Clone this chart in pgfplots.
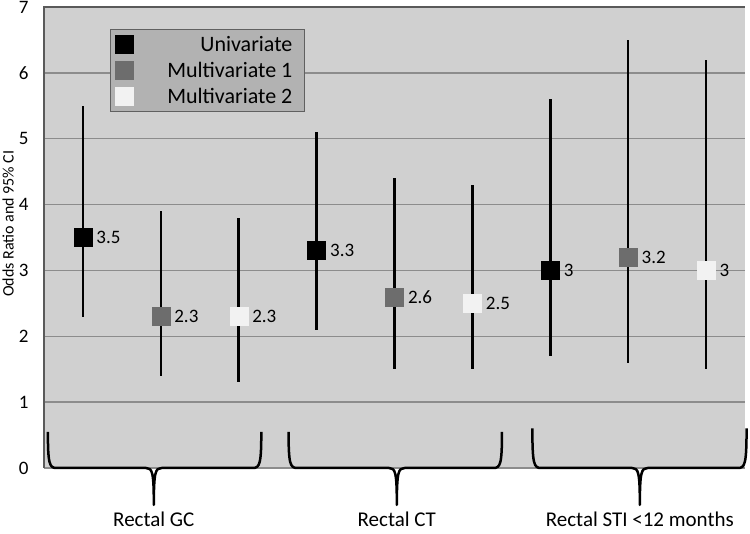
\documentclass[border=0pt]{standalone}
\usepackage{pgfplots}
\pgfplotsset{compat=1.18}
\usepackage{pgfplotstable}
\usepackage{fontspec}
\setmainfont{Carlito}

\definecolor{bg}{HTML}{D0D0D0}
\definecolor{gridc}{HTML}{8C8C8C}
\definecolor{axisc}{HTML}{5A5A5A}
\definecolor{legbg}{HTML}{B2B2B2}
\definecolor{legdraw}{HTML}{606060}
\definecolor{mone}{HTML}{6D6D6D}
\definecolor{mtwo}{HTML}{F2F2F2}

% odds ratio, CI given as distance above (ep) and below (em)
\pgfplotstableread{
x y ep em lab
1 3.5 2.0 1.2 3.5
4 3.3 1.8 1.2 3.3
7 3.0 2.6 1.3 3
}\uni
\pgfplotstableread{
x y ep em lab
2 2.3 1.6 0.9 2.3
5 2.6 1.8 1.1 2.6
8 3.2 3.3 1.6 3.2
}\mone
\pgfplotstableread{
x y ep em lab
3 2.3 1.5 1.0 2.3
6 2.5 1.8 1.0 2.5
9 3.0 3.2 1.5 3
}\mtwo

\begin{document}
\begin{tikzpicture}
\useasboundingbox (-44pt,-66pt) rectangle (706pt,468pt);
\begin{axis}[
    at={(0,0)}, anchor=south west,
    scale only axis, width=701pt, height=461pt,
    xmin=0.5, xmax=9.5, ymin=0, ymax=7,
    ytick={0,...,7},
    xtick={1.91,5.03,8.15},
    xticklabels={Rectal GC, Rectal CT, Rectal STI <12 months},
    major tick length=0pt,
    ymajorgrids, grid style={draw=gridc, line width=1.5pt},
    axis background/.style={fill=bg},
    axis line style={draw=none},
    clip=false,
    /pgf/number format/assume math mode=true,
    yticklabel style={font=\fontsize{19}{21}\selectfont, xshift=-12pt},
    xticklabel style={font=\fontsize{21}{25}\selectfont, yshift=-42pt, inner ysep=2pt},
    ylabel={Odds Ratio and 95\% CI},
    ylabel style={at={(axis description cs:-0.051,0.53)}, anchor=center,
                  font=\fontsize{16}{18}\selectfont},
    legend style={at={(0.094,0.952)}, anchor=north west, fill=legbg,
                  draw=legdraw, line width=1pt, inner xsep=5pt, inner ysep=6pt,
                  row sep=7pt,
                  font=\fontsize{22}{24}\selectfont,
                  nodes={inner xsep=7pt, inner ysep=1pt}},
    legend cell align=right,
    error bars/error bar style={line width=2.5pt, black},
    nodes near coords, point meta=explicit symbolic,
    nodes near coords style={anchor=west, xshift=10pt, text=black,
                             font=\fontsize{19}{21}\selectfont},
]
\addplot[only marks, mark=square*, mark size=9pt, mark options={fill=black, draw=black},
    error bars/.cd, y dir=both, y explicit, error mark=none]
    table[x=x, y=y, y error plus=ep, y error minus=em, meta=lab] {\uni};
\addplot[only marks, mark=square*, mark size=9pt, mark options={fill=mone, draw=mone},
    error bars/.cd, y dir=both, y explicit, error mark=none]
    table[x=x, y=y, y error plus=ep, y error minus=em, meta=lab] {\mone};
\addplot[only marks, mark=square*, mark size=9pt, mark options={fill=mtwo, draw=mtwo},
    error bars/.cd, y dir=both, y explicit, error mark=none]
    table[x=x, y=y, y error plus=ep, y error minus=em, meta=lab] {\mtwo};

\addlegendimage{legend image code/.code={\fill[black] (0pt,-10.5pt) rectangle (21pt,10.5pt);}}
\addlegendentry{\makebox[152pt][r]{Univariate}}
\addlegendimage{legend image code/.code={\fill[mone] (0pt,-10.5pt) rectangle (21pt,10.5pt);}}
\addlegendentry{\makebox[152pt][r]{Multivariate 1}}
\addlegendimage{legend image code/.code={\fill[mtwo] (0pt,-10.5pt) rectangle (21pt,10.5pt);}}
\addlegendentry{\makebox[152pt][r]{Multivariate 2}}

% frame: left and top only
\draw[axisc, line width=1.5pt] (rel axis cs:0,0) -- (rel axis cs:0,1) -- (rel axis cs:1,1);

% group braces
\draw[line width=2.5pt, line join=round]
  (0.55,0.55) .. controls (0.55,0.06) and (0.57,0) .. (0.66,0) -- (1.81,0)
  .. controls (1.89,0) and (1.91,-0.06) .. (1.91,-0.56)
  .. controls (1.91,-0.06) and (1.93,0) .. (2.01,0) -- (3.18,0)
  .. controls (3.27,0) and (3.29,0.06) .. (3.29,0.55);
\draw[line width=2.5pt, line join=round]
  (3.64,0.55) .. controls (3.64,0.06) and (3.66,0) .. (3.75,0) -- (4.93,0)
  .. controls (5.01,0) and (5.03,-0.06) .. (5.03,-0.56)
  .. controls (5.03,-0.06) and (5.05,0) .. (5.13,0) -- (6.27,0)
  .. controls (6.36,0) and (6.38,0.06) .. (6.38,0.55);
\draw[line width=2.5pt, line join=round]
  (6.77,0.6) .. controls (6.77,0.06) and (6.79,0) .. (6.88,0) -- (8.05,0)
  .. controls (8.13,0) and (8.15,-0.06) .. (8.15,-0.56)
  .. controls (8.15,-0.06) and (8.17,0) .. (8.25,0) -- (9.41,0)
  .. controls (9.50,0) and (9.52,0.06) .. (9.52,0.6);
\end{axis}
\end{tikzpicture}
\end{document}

####################

Exercise
Exclude the pictures. Write out the remaining data exactly.

Exercise response
Clone this chart in pgfplots.
\documentclass[border=0pt]{standalone}
\usepackage{pgfplots}
\pgfplotsset{compat=1.18}
\usepackage{pgfplotstable}
\usepackage{fontspec}
\setmainfont{Carlito}

\definecolor{bg}{HTML}{D0D0D0}
\definecolor{gridc}{HTML}{8C8C8C}
\definecolor{axisc}{HTML}{5A5A5A}
\definecolor{legbg}{HTML}{B2B2B2}
\definecolor{legdraw}{HTML}{606060}
\definecolor{mone}{HTML}{6D6D6D}
\definecolor{mtwo}{HTML}{F2F2F2}

% odds ratio, CI given as distance above (ep) and below (em)
\pgfplotstableread{
x y ep em lab
1 3.5 2.0 1.2 3.5
4 3.3 1.8 1.2 3.3
7 3.0 2.6 1.3 3
}\uni
\pgfplotstableread{
x y ep em lab
2 2.3 1.6 0.9 2.3
5 2.6 1.8 1.1 2.6
8 3.2 3.3 1.6 3.2
}\mone
\pgfplotstableread{
x y ep em lab
3 2.3 1.5 1.0 2.3
6 2.5 1.8 1.0 2.5
9 3.0 3.2 1.5 3
}\mtwo

\begin{document}
\begin{tikzpicture}
\useasboundingbox (-44pt,-66pt) rectangle (706pt,468pt);
\begin{axis}[
    at={(0,0)}, anchor=south west,
    scale only axis, width=701pt, height=461pt,
    xmin=0.5, xmax=9.5, ymin=0, ymax=7,
    ytick={0,...,7},
    xtick={1.91,5.03,8.15},
    xticklabels={Rectal GC, Rectal CT, Rectal STI <12 months},
    major tick length=0pt,
    ymajorgrids, grid style={draw=gridc, line width=1.5pt},
    axis background/.style={fill=bg},
    axis line style={draw=none},
    clip=false,
    /pgf/number format/assume math mode=true,
    yticklabel style={font=\fontsize{19}{21}\selectfont, xshift=-12pt},
    xticklabel style={font=\fontsize{21}{25}\selectfont, yshift=-42pt, inner ysep=2pt},
    ylabel={Odds Ratio and 95\% CI},
    ylabel style={at={(axis description cs:-0.051,0.53)}, anchor=center,
                  font=\fontsize{16}{18}\selectfont},
    legend style={at={(0.094,0.952)}, anchor=north west, fill=legbg,
                  draw=legdraw, line width=1pt, inner xsep=5pt, inner ysep=6pt,
                  row sep=7pt,
                  font=\fontsize{22}{24}\selectfont,
                  nodes={inner xsep=7pt, inner ysep=1pt}},
    legend cell align=right,
    error bars/error bar style={line width=2.5pt, black},
    nodes near coords, point meta=explicit symbolic,
    nodes near coords style={anchor=west, xshift=10pt, text=black,
                             font=\fontsize{19}{21}\selectfont},
]
\addplot[only marks, mark=square*, mark size=9pt, mark options={fill=black, draw=black},
    error bars/.cd, y dir=both, y explicit, error mark=none]
    table[x=x, y=y, y error plus=ep, y error minus=em, meta=lab] {\uni};
\addplot[only marks, mark=square*, mark size=9pt, mark options={fill=mone, draw=mone},
    error bars/.cd, y dir=both, y explicit, error mark=none]
    table[x=x, y=y, y error plus=ep, y error minus=em, meta=lab] {\mone};
\addplot[only marks, mark=square*, mark size=9pt, mark options={fill=mtwo, draw=mtwo},
    error bars/.cd, y dir=both, y explicit, error mark=none]
    table[x=x, y=y, y error plus=ep, y error minus=em, meta=lab] {\mtwo};

\addlegendimage{legend image code/.code={\fill[black] (0pt,-10.5pt) rectangle (21pt,10.5pt);}}
\addlegendentry{\makebox[152pt][r]{Univariate}}
\addlegendimage{legend image code/.code={\fill[mone] (0pt,-10.5pt) rectangle (21pt,10.5pt);}}
\addlegendentry{\makebox[152pt][r]{Multivariate 1}}
\addlegendimage{legend image code/.code={\fill[mtwo] (0pt,-10.5pt) rectangle (21pt,10.5pt);}}
\addlegendentry{\makebox[152pt][r]{Multivariate 2}}

% frame: left and top only
\draw[axisc, line width=1.5pt] (rel axis cs:0,0) -- (rel axis cs:0,1) -- (rel axis cs:1,1);

% group braces
\draw[line width=2.5pt, line join=round]
  (0.55,0.55) .. controls (0.55,0.06) and (0.57,0) .. (0.66,0) -- (1.81,0)
  .. controls (1.89,0) and (1.91,-0.06) .. (1.91,-0.56)
  .. controls (1.91,-0.06) and (1.93,0) .. (2.01,0) -- (3.18,0)
  .. controls (3.27,0) and (3.29,0.06) .. (3.29,0.55);
\draw[line width=2.5pt, line join=round]
  (3.64,0.55) .. controls (3.64,0.06) and (3.66,0) .. (3.75,0) -- (4.93,0)
  .. controls (5.01,0) and (5.03,-0.06) .. (5.03,-0.56)
  .. controls (5.03,-0.06) and (5.05,0) .. (5.13,0) -- (6.27,0)
  .. controls (6.36,0) and (6.38,0.06) .. (6.38,0.55);
\draw[line width=2.5pt, line join=round]
  (6.77,0.6) .. controls (6.77,0.06) and (6.79,0) .. (6.88,0) -- (8.05,0)
  .. controls (8.13,0) and (8.15,-0.06) .. (8.15,-0.56)
  .. controls (8.15,-0.06) and (8.17,0) .. (8.25,0) -- (9.41,0)
  .. controls (9.50,0) and (9.52,0.06) .. (9.52,0.6);
\end{axis}
\end{tikzpicture}
\end{document}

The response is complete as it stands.